THE CAPITAL, TALLAHASSEE, July 28, 2010… The U.S. Chamber of Commerce steered $500,000 to a political committee associated with Bill McCollum a few hours before Wednesday’s announcement that the Republican gubernatorial contender was being endorsed by the Florida chamber.

The national organization sent the money to the Florida First Initiative, a 527 committee that has been running TV ads attacking McCollum’s Republican gubernatorial rival, Rick Scott.

Also on Tuesday, the committee collected a $40,000 check from the Committee for Florida Justice Reform, another 527 loosely associated with the Florida Chamber, whose treasurer is William Large, a former advisor to ex-Gov. Jeb Bush, and chaired by Panhandle hotelier and investor Charlie Hilton.

Such committees draw their name from the section of the IRS code that gives them tax-exempt status.

Another new Florida First contributor is Dennis McGillicuddy, a Sarasota attorney and investor and brother of former Florida U.S. Sen.

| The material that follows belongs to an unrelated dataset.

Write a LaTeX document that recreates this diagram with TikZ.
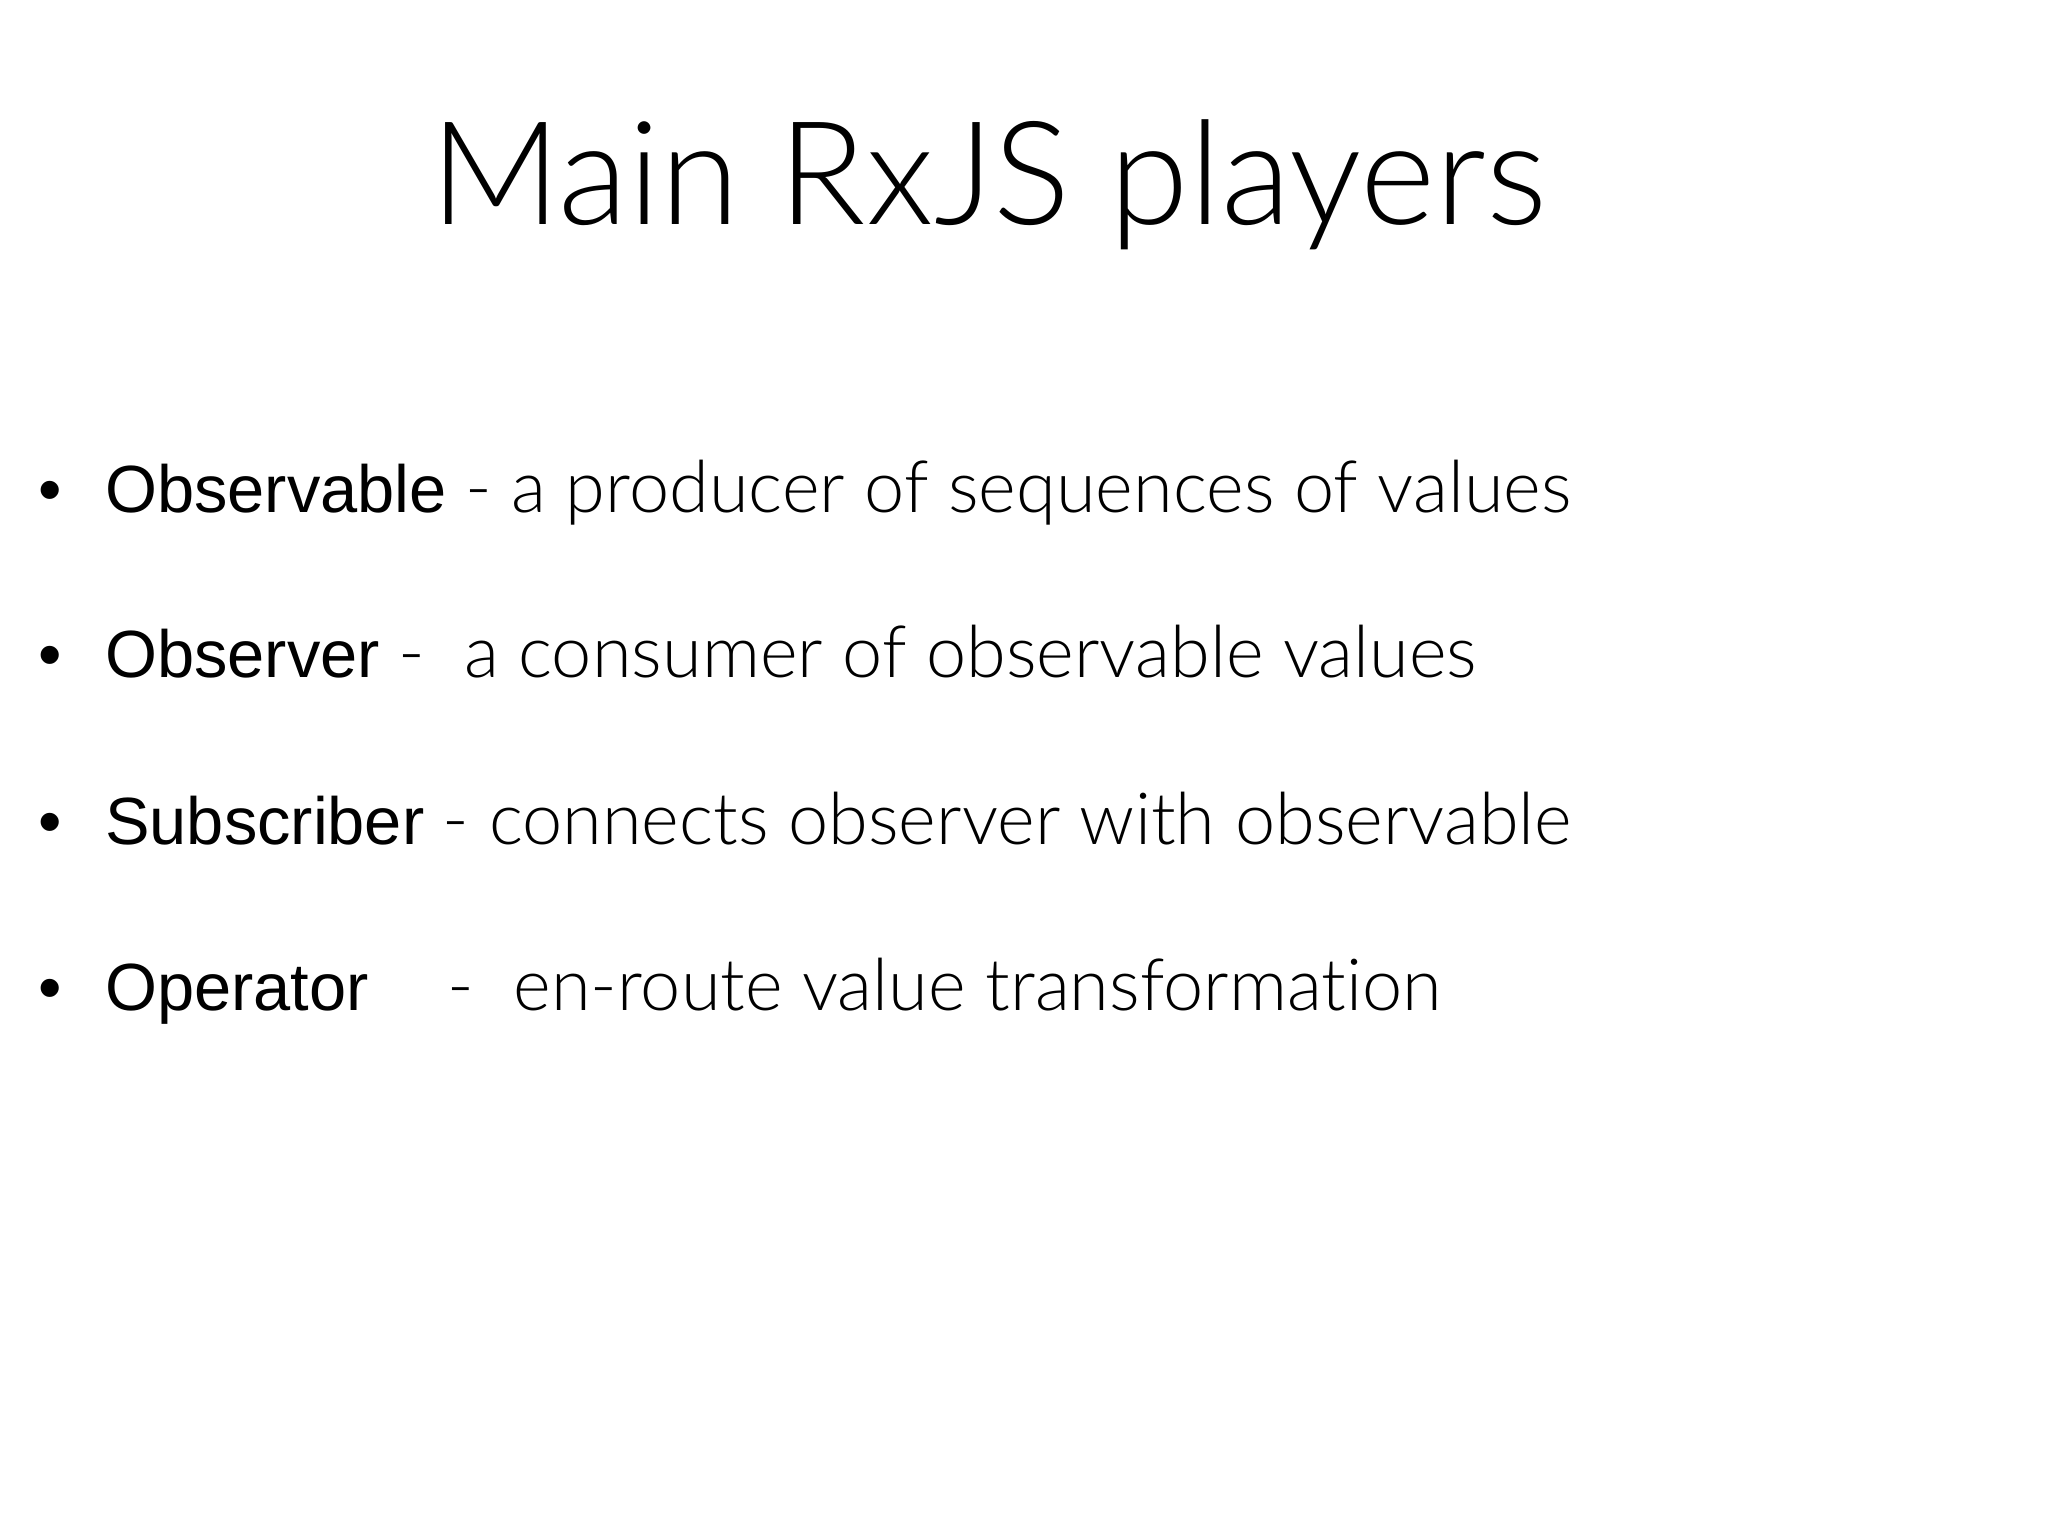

Connie Mack.

McGillicuddy donated $5,000 to the committee, whose TV spots challenge Scott for having led Columbia/HCA shortly before the health care company paid a record $1.7 billion in fines and settlements for Medicaid and Medicare fraud.

Big-money contributions to 527s have emerged as a powerful undercurrent in the Republican primary for governor, with McCollum relying on at least three committees for help and Scott forming his own committee in an attempt to sidestep campaign finance limits.

Florida First’s biggest contributor continues to be House Speaker-designate Dean Cannon, R-Winter Park, who steered $727,000 to it last month from a 527 he controls. But incoming Senate President Mike Haridopolos, R-Merritt Island, also has emerged as a Florida First donor, having given the organization $190,000 since mid-July, according to finance reports.

The U.S. Chamber’s financial support for McCollum comes shortly after it also recently endorsed Republican Marco Rubio in Florida’s U.S. Senate race.

With the endorsements, Rubio and McCollum gain a link to organization with a couple of positions that prove controversial in Florida. Among them, is the chamber’s call for an end to the federal embargo of Cuba and Chamber President Tom Donohue’s recent suggestion that taxpayers should help cover the cost of Gulf cleanup, easing the impact on BP, a chamber member.

The U.S. Chamber later “clarified” Donohue’s remarks, saying cleanup should “not be on the backs of American taxpayers or businesses.”

Rubio, the son of Cuban immigrants, distanced himself from the chamber’s Cuba stance, saying “I hope to encourage the chamber and my colleagues in Washington” to drop the push.

McCollum campaign spokeswoman Kristy Campbell said the candidate is “pleased to enjoy tremendous support from business leaders and business owners around the state.”